If you have traveled to a community that has been impacted by COVID-19 in the past 14 days AND have a fever, cough, or difficulty breathing, you should seek medical attention. Contact your healthcare provider before you go to tell them about your symptoms and recent travel history.
How is COVID-19 spread?
There is still much to learn about how this novel coronavirus is spread. It is thought to spread between people who are in close contact (within about 6 feet), and through respiratory droplets produced when an infected coughs or sneezes.
What are the symptoms?
The symptoms of COVID-19 are fever, cough, and shortness of breath. It is important to remember that these symptoms are common in many illnesses like the flu and common cold.
At this time there are no vaccines, cures, or preventative products for COVID-19. Treatment for COVID-19 is limited to supportive care, similar to other respiratory viruses that are encountered.
Should I be wearing a face mask?
Face masks are NOT recommended to protect yourself from COVID-19. Here’s why:
- Most face masks are not adequate protection against a respiratory virus.
- Most individuals do not know how to properly use a face mask in order to protect themselves from disease.
- Using a face mask will only give you a false sense of security and make it easy to forget other, more effective forms of disease prevention like social distancing and hand washing.
Face masks ARE recommended if you have symptoms of COVID-19 or another respiratory illness, in order prevent the spread of disease to others. Face masks are also crucial for healthcare workers caring for patients with COVID-19.
What does isolation mean? What does quarantine mean?

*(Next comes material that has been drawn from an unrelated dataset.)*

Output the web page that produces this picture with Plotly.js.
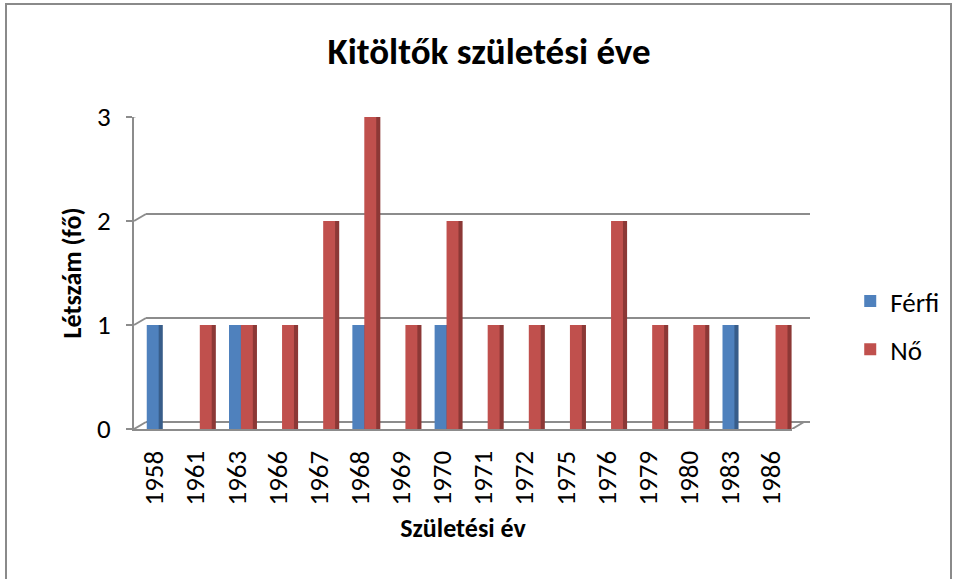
<!DOCTYPE html>
<html>
<head>
<meta charset="utf-8">
<script src="https://cdn.plot.ly/plotly-3.0.1.min.js"></script>
<style>
html,body{margin:0;padding:0;background:#fff;}
#wrap{position:relative;width:957px;height:579px;overflow:hidden;}
#chart{position:absolute;left:0;top:0;width:957px;height:579px;}
#frame{position:absolute;left:5px;top:3px;width:947px;height:600px;border:2px solid #8a8a8a;pointer-events:none;box-sizing:border-box;}
</style>
</head>
<body>
<div id="wrap"><div id="chart"></div><div id="frame"></div></div>
<script>
var years = ['1958','1961','1963','1966','1967','1968','1969','1970','1971','1972','1975','1976','1979','1980','1983','1986'];
var ferfi = [1,0,1,0,0,1,0,1,0,0,0,0,0,0,1,0];
var no    = [0,1,1,1,2,3,1,2,1,1,1,2,1,1,0,1];
var seriesNames = ['Férfi','Nő'];
var colors = ['#4F81BD','#C0504D'];
var sideColors = ['#385D8A','#8C3836'];
var yTicks = [0,1,2,3];

var font = 'Carlito, Calibri, "Liberation Sans", "Open Sans", sans-serif';

var barW = 0.29, depth = 0.1;
var offs = [-0.19, 0.10];
var series = [ferfi, no];
var traces = [];
for (var s = 0; s < 2; s++) {
  traces.push({type:'bar', x:years, y:series[s], showlegend:false, hoverinfo:'skip',
    width:barW, offset:offs[s]+depth, marker:{color:sideColors[s], line:{width:0}}});
  traces.push({type:'bar', name:seriesNames[s], x:years, y:series[s], legendgroup:'g'+s,
    width:barW, offset:offs[s], marker:{color:colors[s], line:{width:0}}});
}

var gridShapes = [];
var gcol = '#8c8c8c';
yTicks.forEach(function(v){
  gridShapes.push({type:'line', layer:'below', xref:'paper', xsizemode:'pixel', xanchor:0,
    x0:12, x1:676, yref:'y', ysizemode:'pixel', yanchor:v, y0:7, y1:7,
    line:{color:gcol, width:2}});
  gridShapes.push({type:'line', layer:'below', xref:'paper', xsizemode:'pixel', xanchor:0,
    x0:0, x1:12, yref:'y', ysizemode:'pixel', yanchor:v, y0:0, y1:7,
    line:{color:gcol, width:2}});
});
gridShapes.push({type:'line', layer:'below', xref:'paper', xsizemode:'pixel', xanchor:1,
  x0:0, x1:12, yref:'y', ysizemode:'pixel', yanchor:0, y0:0, y1:7,
  line:{color:gcol, width:2}});

var layout = {
  width:957, height:579,
  margin:{l:134, r:159, t:117, b:150},
  paper_bgcolor:'#ffffff', plot_bgcolor:'rgba(0,0,0,0)',
  font:{family:font, color:'#000', size:26},
  title:{text:'<b>Kitöltők születési éve</b>', x:0.511, xanchor:'center', y:0.912, yanchor:'middle',
         font:{family:font, size:37, color:'#000'}},
  barmode:'overlay',
  xaxis:{type:'category', showgrid:false, showline:true, linecolor:gcol, linewidth:2,
         tickangle:-90, ticks:'', tickfont:{size:27}, ticklabelstandoff:9, automargin:true,
         title:{text:'<b>Születési év</b>', font:{size:26}, standoff:14}},
  yaxis:{range:[0,3], tickvals:yTicks, showgrid:false, automargin:true,
         showline:true, linecolor:gcol, linewidth:2, ticks:'outside', ticklen:6,
         tickcolor:gcol, tickwidth:2, tickfont:{size:27}, zeroline:false, ticklabelstandoff:10,
         title:{text:'<b>Létszám (fő)</b>', font:{size:26}, standoff:8}},
  shapes:gridShapes,
  showlegend:true,
  legend:{x:1.0885, y:0.487, xanchor:'left', yanchor:'top', traceorder:'grouped', tracegroupgap:10,
          font:{size:27}, bgcolor:'rgba(0,0,0,0)'}
};

Plotly.newPlot('chart', traces, layout, {displayModeBar:false, staticPlot:true});
</script>
</body>
</html>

Isolation and quarantine are both used to protect the public by preventing exposure to people who are sick or who may be sick.
- "Isolation" refers to separating a sick person from others.
- "Quarantine" refers to separating people who are not sick, but may have been exposed to an illness, from others.
You can read more about the distinction between these terms here.
What about international students?
Nationality is not a risk factor for COVID-19. An individual is only considered at risk for this illness if they or a very close contact have recently traveled to an area impacted by COVID-19, regardless of race.